Given request.
Repeat the material verbatim. Images are excluded from the copy.

Source data.
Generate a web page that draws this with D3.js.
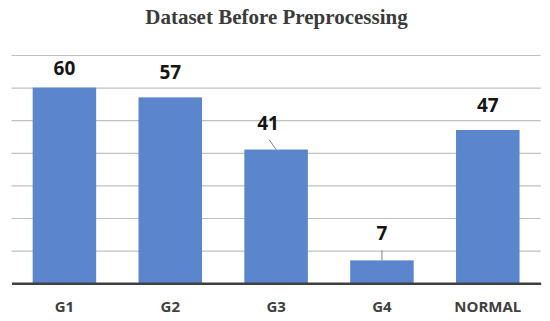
<!DOCTYPE html>
<html>
<head>
<meta charset="utf-8">
<script src="https://cdn.jsdelivr.net/npm/d3@7/dist/d3.min.js"></script>
<style>
  html, body { margin: 0; padding: 0; background: #ffffff; }
  svg { display: block; }
</style>
</head>
<body>
<svg id="chart" width="550" height="321"></svg>
<script>
// ---- data ----
const categories = ["G1", "G2", "G3", "G4", "NORMAL"];
const values = [60, 57, 41, 7, 47];
const yTicks = [0, 10, 20, 30, 40, 50, 60, 70];
const title = "Dataset Before Preprocessing";

// ---- label placement (offsets in px, not data) ----
const labelLayout = {
  G1:     { dx: 0,   dy: -13, leader: false },
  G2:     { dx: 0,   dy: -18, leader: false },
  G3:     { dx: -8,  dy: -20, leader: true },
  G4:     { dx: 0,   dy: -20, leader: true },
  NORMAL: { dx: 0,   dy: -18, leader: false }
};

const svg = d3.select("#chart");

const x = d3.scaleBand()
  .domain(categories)
  .range([11.5, 540.7])
  .paddingInner(0.4)
  .paddingOuter(0.2);

const y = d3.scaleLinear()
  .domain([0, 70])
  .range([283.2, 55]);

// title
svg.append("text")
  .attr("x", 276.5)
  .attr("y", 24)
  .attr("text-anchor", "middle")
  .attr("font-family", "'Liberation Serif', 'DejaVu Serif', serif")
  .attr("font-weight", "bold")
  .attr("font-size", 21)
  .attr("fill", "#3b3b3b")
  .text(title);

// gridlines
const gridAxis = d3.axisLeft(y)
  .tickValues(yTicks.filter(t => t > 0))
  .tickSize(-(540.7 - 11.5))
  .tickFormat("");
const g = svg.append("g")
  .attr("transform", "translate(11.5,0)")
  .call(gridAxis);
g.select(".domain").remove();
g.selectAll(".tick line")
  .attr("stroke", "#c0c0c0")
  .attr("stroke-width", 1.2);

// bars
svg.append("g")
  .selectAll("rect")
  .data(categories)
  .join("rect")
  .attr("x", d => x(d))
  .attr("width", x.bandwidth())
  .attr("y", (d, i) => y(values[i]))
  .attr("height", (d, i) => y(0) - y(values[i]))
  .attr("fill", "#5B85CC");

// baseline + category axis
const xAxis = d3.axisBottom(x).tickSize(0).tickPadding(18);
const ax = svg.append("g")
  .attr("transform", `translate(0,${y(0)})`)
  .call(xAxis);
ax.select(".domain")
  .attr("stroke", "#404040")
  .attr("stroke-width", 2.5);
ax.selectAll(".tick text")
  .attr("font-family", "'Open Sans', 'Noto Sans', sans-serif")
  .attr("font-weight", "bold")
  .attr("font-size", 15)
  .attr("fill", "#404040")
  .attr("dy", "0.71em");

// value labels
const lbl = svg.append("g");
categories.forEach((c, i) => {
  const L = labelLayout[c];
  const cx = x(c) + x.bandwidth() / 2;
  const top = y(values[i]);
  const tx = cx + L.dx;
  const ty = top + L.dy;
  if (L.leader) {
    lbl.append("line")
      .attr("x1", tx + (L.dx < 0 ? 1 : 0))
      .attr("y1", ty + 10)
      .attr("x2", cx)
      .attr("y2", top)
      .attr("stroke", "#7f7f7f")
      .attr("stroke-width", 1);
  }
  lbl.append("text")
    .attr("x", tx)
    .attr("y", ty)
    .attr("text-anchor", "middle")
    .attr("font-family", "'Open Sans', 'Noto Sans', sans-serif")
    .attr("font-weight", "bold")
    .attr("font-size", 19)
    .attr("fill", "#151515")
    .text(values[i]);
});
</script>
</body>
</html>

Correct response.
Generate a web page that draws this with D3.js.
<!DOCTYPE html>
<html>
<head>
<meta charset="utf-8">
<script src="https://cdn.jsdelivr.net/npm/d3@7/dist/d3.min.js"></script>
<style>
  html, body { margin: 0; padding: 0; background: #ffffff; }
  svg { display: block; }
</style>
</head>
<body>
<svg id="chart" width="550" height="321"></svg>
<script>
// ---- data ----
const categories = ["G1", "G2", "G3", "G4", "NORMAL"];
const values = [60, 57, 41, 7, 47];
const yTicks = [0, 10, 20, 30, 40, 50, 60, 70];
const title = "Dataset Before Preprocessing";

// ---- label placement (offsets in px, not data) ----
const labelLayout = {
  G1:     { dx: 0,   dy: -13, leader: false },
  G2:     { dx: 0,   dy: -18, leader: false },
  G3:     { dx: -8,  dy: -20, leader: true },
  G4:     { dx: 0,   dy: -20, leader: true },
  NORMAL: { dx: 0,   dy: -18, leader: false }
};

const svg = d3.select("#chart");

const x = d3.scaleBand()
  .domain(categories)
  .range([11.5, 540.7])
  .paddingInner(0.4)
  .paddingOuter(0.2);

const y = d3.scaleLinear()
  .domain([0, 70])
  .range([283.2, 55]);

// title
svg.append("text")
  .attr("x", 276.5)
  .attr("y", 24)
  .attr("text-anchor", "middle")
  .attr("font-family", "'Liberation Serif', 'DejaVu Serif', serif")
  .attr("font-weight", "bold")
  .attr("font-size", 21)
  .attr("fill", "#3b3b3b")
  .text(title);

// gridlines
const gridAxis = d3.axisLeft(y)
  .tickValues(yTicks.filter(t => t > 0))
  .tickSize(-(540.7 - 11.5))
  .tickFormat("");
const g = svg.append("g")
  .attr("transform", "translate(11.5,0)")
  .call(gridAxis);
g.select(".domain").remove();
g.selectAll(".tick line")
  .attr("stroke", "#c0c0c0")
  .attr("stroke-width", 1.2);

// bars
svg.append("g")
  .selectAll("rect")
  .data(categories)
  .join("rect")
  .attr("x", d => x(d))
  .attr("width", x.bandwidth())
  .attr("y", (d, i) => y(values[i]))
  .attr("height", (d, i) => y(0) - y(values[i]))
  .attr("fill", "#5B85CC");

// baseline + category axis
const xAxis = d3.axisBottom(x).tickSize(0).tickPadding(18);
const ax = svg.append("g")
  .attr("transform", `translate(0,${y(0)})`)
  .call(xAxis);
ax.select(".domain")
  .attr("stroke", "#404040")
  .attr("stroke-width", 2.5);
ax.selectAll(".tick text")
  .attr("font-family", "'Open Sans', 'Noto Sans', sans-serif")
  .attr("font-weight", "bold")
  .attr("font-size", 15)
  .attr("fill", "#404040")
  .attr("dy", "0.71em");

// value labels
const lbl = svg.append("g");
categories.forEach((c, i) => {
  const L = labelLayout[c];
  const cx = x(c) + x.bandwidth() / 2;
  const top = y(values[i]);
  const tx = cx + L.dx;
  const ty = top + L.dy;
  if (L.leader) {
    lbl.append("line")
      .attr("x1", tx + (L.dx < 0 ? 1 : 0))
      .attr("y1", ty + 10)
      .attr("x2", cx)
      .attr("y2", top)
      .attr("stroke", "#7f7f7f")
      .attr("stroke-width", 1);
  }
  lbl.append("text")
    .attr("x", tx)
    .attr("y", ty)
    .attr("text-anchor", "middle")
    .attr("font-family", "'Open Sans', 'Noto Sans', sans-serif")
    .attr("font-weight", "bold")
    .attr("font-size", 19)
    .attr("fill", "#151515")
    .text(values[i]);
});
</script>
</body>
</html>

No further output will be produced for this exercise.